Cecily Brown makes no distinction between abstraction and figuration; rather, her work is concerned with translating sensation into paint. Anchored by the human body, her paintings divulge intimate passages of flesh via a constellation of luscious brushstrokes. Together these gestural marks and glots of paint posit a recapitulation of the canonical tradition of the painted nude. Created in 1999, The Skin of Our Teeth is a feast of flesh that invokes the abundance of Ingres’ Turkish Bath, the provocation of Picassos Demoiselles, the expressive corporality of Willem de Kooning’s Women, and the carnality of Francis Bacon’s writhing bodies. Indeed, Brown is nothing if not acutely cognisant of her painterly forebears; and yet, her works encompass more than mere art historical allusion. Drawing from literature, film, music, magazines and photographic sources, Brown paints a resolutely contemporary bodily experience.

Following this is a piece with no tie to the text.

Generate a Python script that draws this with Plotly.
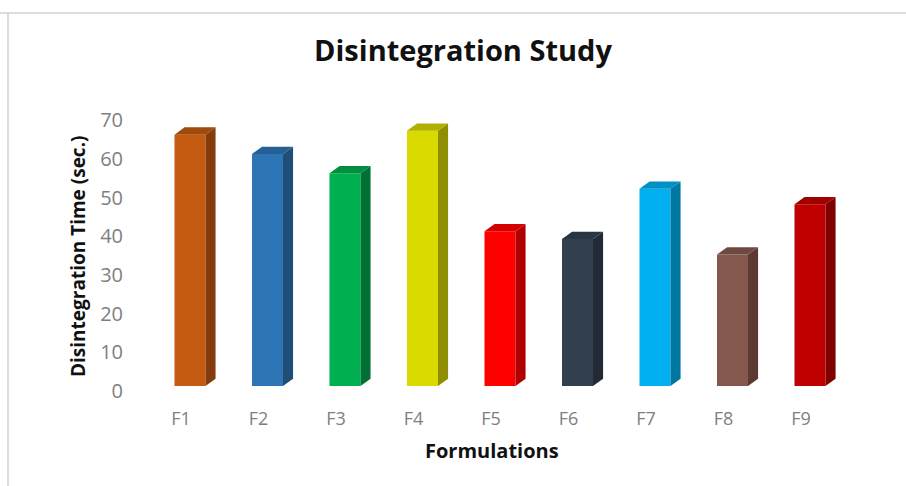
import plotly.graph_objects as go

formulations = ["F1", "F2", "F3", "F4", "F5", "F6", "F7", "F8", "F9"]
disintegration_time = [65, 60, 55, 66, 40, 38, 51, 34, 47]
front_colors = ["#C55A11", "#2E75B6", "#00B050", "#DADA00", "#FF0000", "#323F4F", "#00B0F0", "#85584E", "#C00000"]
side_colors = ["#843C0C", "#1F4E79", "#007135", "#8E8E00", "#B00000", "#222A35", "#0077A3", "#5A3A33", "#800000"]
top_colors = ["#A04A0E", "#255F94", "#008F40", "#B0B000", "#D40000", "#2A3542", "#0090C4", "#6E4940", "#A00000"]

BAR_WIDTH = 0.40   # front face width, in category units
DEPTH_X = 0.13     # extrusion to the right, in category units
DEPTH_Y = 1.9      # extrusion upwards, in axis units

positions = list(range(len(formulations)))
fig = go.Figure()

for pos, value, side, top in zip(positions, disintegration_time, side_colors, top_colors):
    left, right = pos - BAR_WIDTH / 2, pos + BAR_WIDTH / 2
    # right-hand side face
    fig.add_trace(go.Scatter(
        x=[right, right + DEPTH_X, right + DEPTH_X, right, right],
        y=[0, DEPTH_Y, value + DEPTH_Y, value, 0],
        mode="lines", fill="toself", fillcolor=side,
        line=dict(color=side, width=0), hoverinfo="skip", showlegend=False,
    ))
    # top face
    fig.add_trace(go.Scatter(
        x=[left, left + DEPTH_X, right + DEPTH_X, right, left],
        y=[value, value + DEPTH_Y, value + DEPTH_Y, value, value],
        mode="lines", fill="toself", fillcolor=top,
        line=dict(color=top, width=0), hoverinfo="skip", showlegend=False,
    ))

# front faces
fig.add_trace(go.Bar(
    x=positions, y=disintegration_time, width=BAR_WIDTH,
    marker=dict(color=front_colors, line=dict(width=0)), showlegend=False,
))

fig.update_layout(
    width=906, height=486, autosize=False,
    margin=dict(l=130, r=56, t=96, b=100, pad=0),
    paper_bgcolor="#FFFFFF", plot_bgcolor="#FFFFFF",
    font=dict(family="Open Sans"),
    title=dict(
        text="<b>Disintegration Study</b>",
        font=dict(family="Open Sans", size=29, color="#111111"),
        x=463 / 906, xanchor="center", y=1 - 51 / 486, yanchor="middle",
    ),
    xaxis=dict(
        range=[-0.774, 8.516], tickmode="array", tickvals=positions, ticktext=formulations,
        showgrid=False, zeroline=False, showline=False, ticks="",
        ticklabelshift=-9, ticklabelstandoff=20,
        tickfont=dict(family="Open Sans", size=18, color="#7F7F7F"),
    ),
    yaxis=dict(
        range=[0, 75], tickmode="array", tickvals=list(range(0, 71, 10)),
        showgrid=False, zeroline=False, showline=False, ticks="",
        ticklabelshift=5, ticklabelstandoff=6,
        tickfont=dict(family="Open Sans", size=20, color="#7F7F7F"),
    ),
    annotations=[
        dict(text="<b>Formulations</b>", xref="paper", yref="paper",
             x=(492 - 130) / 720, y=-(450 - 386) / 290, xanchor="center", yanchor="middle",
             showarrow=False, font=dict(family="Open Sans", size=20, color="#111111")),
        dict(text="<b>Disintegration Time (sec.)</b>", xref="paper", yref="paper",
             x=(78 - 130) / 720, y=(386 - 256) / 290, xanchor="center", yanchor="middle",
             textangle=-90, showarrow=False, font=dict(family="Open Sans", size=19, color="#111111")),
    ],
    shapes=[
        dict(type="line", xref="paper", yref="paper", x0=-0.1806, x1=1.08, y0=1.2862, y1=1.2862,
             line=dict(color="#DDDDDD", width=2)),
        dict(type="line", xref="paper", yref="paper", x0=-0.1694, x1=-0.1694, y0=1.2862, y1=-0.35,
             line=dict(color="#DDDDDD", width=2)),
    ],
)

fig.write_html("out.html")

Titled The Skin of Our Teeth – a phrase that conjures a narrow escape from disaster – this painting perhaps refers to Thomas Wilder’s play of the same name, which won the Pulitzer Prize for drama in 1943. Across three acts the play forms an allegory for the plight of mankind; although set in modern times, the characters draw on classical and mythological archetypes while the disaster-fuelled narrative of the play underlines its central conceit: mankind’s incessant ability to survive – by the skin of our teeth. Brown has frequently bestowed literary titles upon her paintings – Anton Checkhov’s A Lady with the Little Dog and W. B. Yeats’ Circus Animals’ Desertion are two such examples of literary works whose titles have been appropriated by Brown for paintings created in 2009-10 and 2013 respectively. Furthermore, alongside the literary world, Pop culture references also play an important role for Brown; for example, in 2013 she embarked on an entire series based on the famous photograph of nude women that graces the front cover of Jimi Hendrix’s classic album, Electric Ladyland (1968).

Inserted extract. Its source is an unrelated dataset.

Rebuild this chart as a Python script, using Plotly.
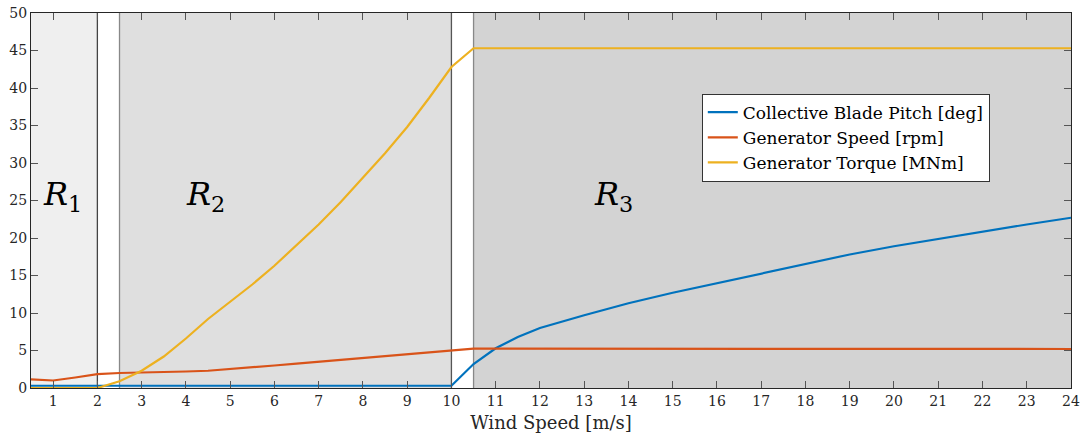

Executed in luscious pinks, hot reds, peachy flesh tones and accented with swipes of yellow and black, the present work is among the most corporeal of Brown’s oeuvre; and yet, one struggles to locate the explicit anatomical inclusions that insidiously punctuate her works on canvas. Instead, the viewer’s eye roves across the scatological slippages and spills that loosely delineate what may be a buttock, leg, or breast; each limb or body part writhes in concert within the thronging mass of Brown’s undeniably orgiastic panorama.

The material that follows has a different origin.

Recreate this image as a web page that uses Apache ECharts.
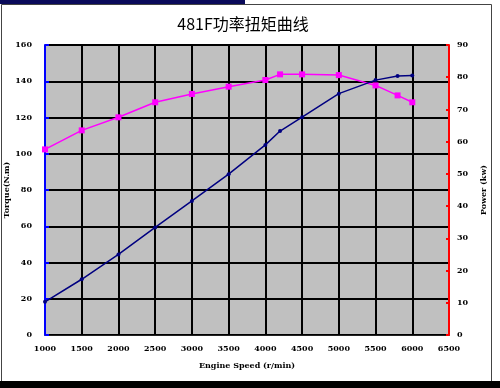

Sexuality has played a central role in Brown’s work since the very beginning. Her first exhibition with Gagosian Gallery in 1999 – the same year the present work was painted – was called Skin Game and showed works characterised by their overtly sexual nature. As Brown has explained: “I think I was doing a lot of sexual paintings… what I wanted – in a way that I think now is too literal – was for the paint to embody the same sensations that bodies would. Oil paint very easily suggests bodily fluids and flesh… I've always wanted to have a lot of different ways of saying something… so that you might have a veil of paint that suggests some very delicate skin, but then I'll want something very meaty and clogged next to it” (Cecily Brown in conversation with Gaby Wood in: Gaby Wood, ‘I Like it Cheap and Nasty’, The Guardian, 12 June 2005, online). Belonging to this same moment, The Skin of Our Teeth promiscuously flits between a manifold field of provocative association and meaning. Indeed, the skin and teeth of the painting’s title works to underline the carnality of Brown’s composition. Skin and teeth, flesh and bone – the stuff of animalistic human existence – is borne forth through a painterly frenzy in which boundaries are transgressed and the body becomes landscape.